No Change. The Euro again traded in a narrow range yesterday and I am still flat. Today, I will raise my sell level to 1.0750/1.0830 with a higher 1.0905 ‘’Closing Stop’’. Meanwhile, I will leave my 1.0460/1.0540 buy level unchanged with the same 1.0385 ‘’Closing Stop’’.

March Dollar Index

The Dollar traded in a narrow range and I am still flat. Ahead of the Christmas break, I will now lower my buy level to 102.20/102.90 with a lower 101.45 ‘’Closing Stop’’.

Cash DAX

The DAX fell shy of yesterday’s buy level before rallying 150 points and I am still flat. The DAX has support from 13820/13900. I will now raise my buy level to this higher range with a wider 13695 ‘’Closing Stop’’.

Cash FTSE

The FTSE surged yesterday and I am still flat. Despite an awful Final GDP print this morning, the FTSE continues to trade at the high of the day so far. Remember, -and it is advice that will save you a lot of money- ‘’A market that cannot fall on bad news has to be respected’’. The FTSE has support from 7380/7450. I will now raise my buy level to this area with a tight 7335 ‘’Closing Stop’’.

Dow Rolling Contract

Frustrating. The Dow missed yesterday’s buy level shortly after I posted before rallying over 500 points and I am still flat. I will now raise my buy level to 32800/33150 with a higher 32645 ‘’Closing Stop’’. I still do not want to be short the Dow at this time.

Cash NASDAQ 100

The NDX has the most pervasive set of negative high/low readings in history. Maybe I am delusional, definitely stubborn as I see the potential for a massive rally in the NDX. The fact is the NDX is oversold enough for a sizeable Santa Rally to ignite with plenty of room for a squeeze. A break and close over the 50 Day MA at 11415 would greatly help this view. I am still long at an average price of 11383. I will leave my 10995 ‘’Closing Stop’’ unchanged.
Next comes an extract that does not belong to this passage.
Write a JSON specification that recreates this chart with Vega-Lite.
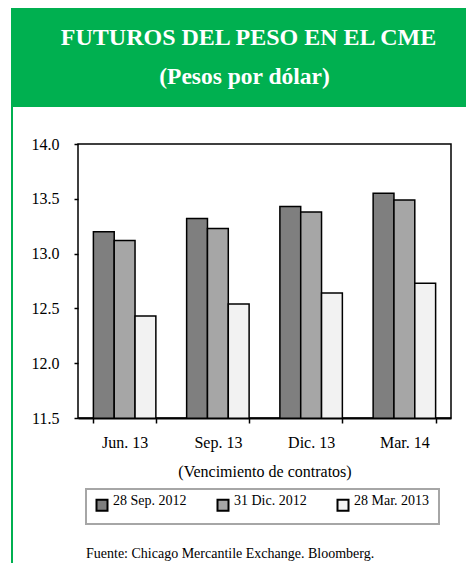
{
  "$schema": "https://vega.github.io/schema/vega-lite/v6.json",
  "padding": {"top": 8, "left": 11, "right": 0, "bottom": 0},
  "background": "white",
  "config": {"font": "Liberation Serif, serif"},
  "spacing": 0,
  "vconcat": [
    {
      "width": 455,
      "height": 99,
      "view": {"fill": "#00B050", "stroke": null},
      "layer": [
        {
          "data": {"values": [{"line": "a", "label": "FUTUROS DEL PESO EN EL CME"}]},
          "mark": {"type": "text", "fontSize": 24, "fontWeight": "bold", "color": "white", "dx": 10, "font": "Liberation Serif, serif"},
          "encoding": {
            "y": {"field": "line", "type": "ordinal", "scale": {"type": "point", "domain": ["a", "b"], "padding": 0.8}, "axis": null},
            "text": {"field": "label"}
          }
        },
        {
          "data": {"values": [{"line": "b", "label": "(Pesos por dólar)"}]},
          "mark": {"type": "text", "fontSize": 23.5, "fontWeight": "bold", "color": "white", "dx": 6, "font": "Liberation Serif, serif"},
          "encoding": {
            "y": {"field": "line", "type": "ordinal", "scale": {"type": "point", "domain": ["a", "b"], "padding": 0.8}, "axis": null},
            "text": {"field": "label"}
          }
        }
      ]
    },
    {
      "spacing": 17,
      "hconcat": [
        {
          "width": 2,
          "height": 456,
          "view": {"fill": "#00B050", "stroke": null},
          "data": {"values": [{"k": "x"}]},
          "mark": "text",
          "encoding": {"text": {"value": ""}}
        },
        {
          "spacing": 0,
          "vconcat": [
            {
              "width": 373,
              "height": 28,
              "view": {"stroke": null},
              "data": {"values": [{"k": "x"}]},
              "mark": "text",
              "encoding": {"text": {"value": ""}}
            },
            {
              "width": 373,
              "height": 274,
              "title": {"text": "Fuente: Chicago Mercantile Exchange. Bloomberg.", "orient": "bottom", "anchor": "start", "frame": "group", "fontSize": 14, "fontWeight": "normal", "font": "Liberation Serif, serif", "color": "black", "offset": 68, "dx": 8},
              "view": {"stroke": "black", "strokeWidth": 1.5, "fill": "white"},
              "data": {"values": [
                {"contrato": "Jun. 13", "fecha": "28 Sep. 2012", "valor": 13.20},
                {"contrato": "Jun. 13", "fecha": "31 Dic. 2012", "valor": 13.12},
                {"contrato": "Jun. 13", "fecha": "28 Mar. 2013", "valor": 12.43},
                {"contrato": "Sep. 13", "fecha": "28 Sep. 2012", "valor": 13.32},
                {"contrato": "Sep. 13", "fecha": "31 Dic. 2012", "valor": 13.23},
                {"contrato": "Sep. 13", "fecha": "28 Mar. 2013", "valor": 12.54},
                {"contrato": "Dic. 13", "fecha": "28 Sep. 2012", "valor": 13.43},
                {"contrato": "Dic. 13", "fecha": "31 Dic. 2012", "valor": 13.38},
                {"contrato": "Dic. 13", "fecha": "28 Mar. 2013", "valor": 12.64},
                {"contrato": "Mar. 14", "fecha": "28 Sep. 2012", "valor": 13.55},
                {"contrato": "Mar. 14", "fecha": "31 Dic. 2012", "valor": 13.49},
                {"contrato": "Mar. 14", "fecha": "28 Mar. 2013", "valor": 12.73}
              ]},
              "mark": {"type": "bar", "stroke": "black", "strokeWidth": 1.5, "clip": true},
              "encoding": {
                "x": {
                  "field": "contrato", "type": "nominal",
                  "sort": ["Jun. 13", "Sep. 13", "Dic. 13", "Mar. 14"],
                  "scale": {"paddingInner": 0.33, "paddingOuter": 0.165},
                  "axis": {
                    "title": "(Vencimiento de contratos)", "titleFontSize": 16, "titleFont": "Liberation Serif, serif", "titleFontWeight": "normal", "titleColor": "black", "titlePadding": 13,
                    "labelFontSize": 16, "labelFont": "Liberation Serif, serif", "labelColor": "black", "labelAngle": 0, "labelPadding": 11,
                    "tickSize": 5, "tickColor": "black", "tickWidth": 1.5, "tickBand": "extent",
                    "domainColor": "black", "domainWidth": 2, "zindex": 1
                  }
                },
                "xOffset": {"field": "fecha", "type": "nominal", "sort": ["28 Sep. 2012", "31 Dic. 2012", "28 Mar. 2013"], "scale": {"paddingInner": 0, "paddingOuter": 0}},
                "y": {
                  "field": "valor", "type": "quantitative",
                  "scale": {"domain": [11.5, 14], "zero": false, "nice": false},
                  "axis": {
                    "title": null, "values": [11.5, 12, 12.5, 13, 13.5, 14], "format": ".1f",
                    "domain": false, "grid": false, "tickSize": 4, "tickWidth": 1.5, "tickColor": "black",
                    "labelFontSize": 16, "labelFont": "Liberation Serif, serif", "labelColor": "black", "labelPadding": 15
                  }
                },
                "fill": {
                  "field": "fecha", "type": "nominal",
                  "sort": ["28 Sep. 2012", "31 Dic. 2012", "28 Mar. 2013"],
                  "scale": {"domain": ["28 Sep. 2012", "31 Dic. 2012", "28 Mar. 2013"], "range": ["#7f7f7f", "#a6a6a6", "#f2f2f2"]},
                  "legend": {
                    "title": null, "orient": "none", "legendX": 75, "legendY": 481, "direction": "horizontal",
                    "symbolType": "square", "symbolSize": 121, "symbolStrokeColor": "black", "symbolStrokeWidth": 2, "symbolOpacity": 1,
                    "labelFontSize": 14, "labelFont": "Liberation Serif, serif", "labelColor": "black", "labelOffset": 4, "labelBaseline": "alphabetic",
                    "columnPadding": 26, "padding": 9, "strokeColor": "#a6a6a6", "fillColor": "white",
                    "encode": {"legend": {"update": {"strokeWidth": {"value": 2}}}}
                  }
                }
              }
            }
          ]
        }
      ]
    }
  ]
}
I will now raise my T/P level to 11650. If any of the above levels are hit I will be back with a new update for my Platinum Members.

March BUND

No Change. I am still long at an average rate of 136.60 with the same 135.75 ‘’Closing Stop’’. I will leave my T/P level unchanged at 136.95.

Gold Rolling Contract

Gold continues to build value above 1800 and I am still flat. The break and close over 1800 is short-term bullish. Over the Christmas I will leave my 1786/1801 buy level unchanged with the same 1773 ‘’Closing Stop’’.

Silver Rolling Contract

Given the strength of the 24.00/25.50 resistance area I am reluctant to chase the market higher. However, I am long-term bullish of Silver given out cheap Silver is in relation to Gold. Today, I will continue to be a buyer from 22.80/23.50 with no stop. If triggered, I will have a T/P level at 24.30.

 

Finally, as most markets are either closed or on a half-day there will be no Daily Commentary tomorrow. Like everyone I am looking forward to a break after a super year’s trading. I will come back next Friday- December 30- with a brief Daily Commentary. Any of my calls above that do not get hit today and are subsequently triggered over the Christmas Holidays will sell me return with an update for my Platinum Members. I would like to thank everyone for their continued support and a Happy and Safe Christmas.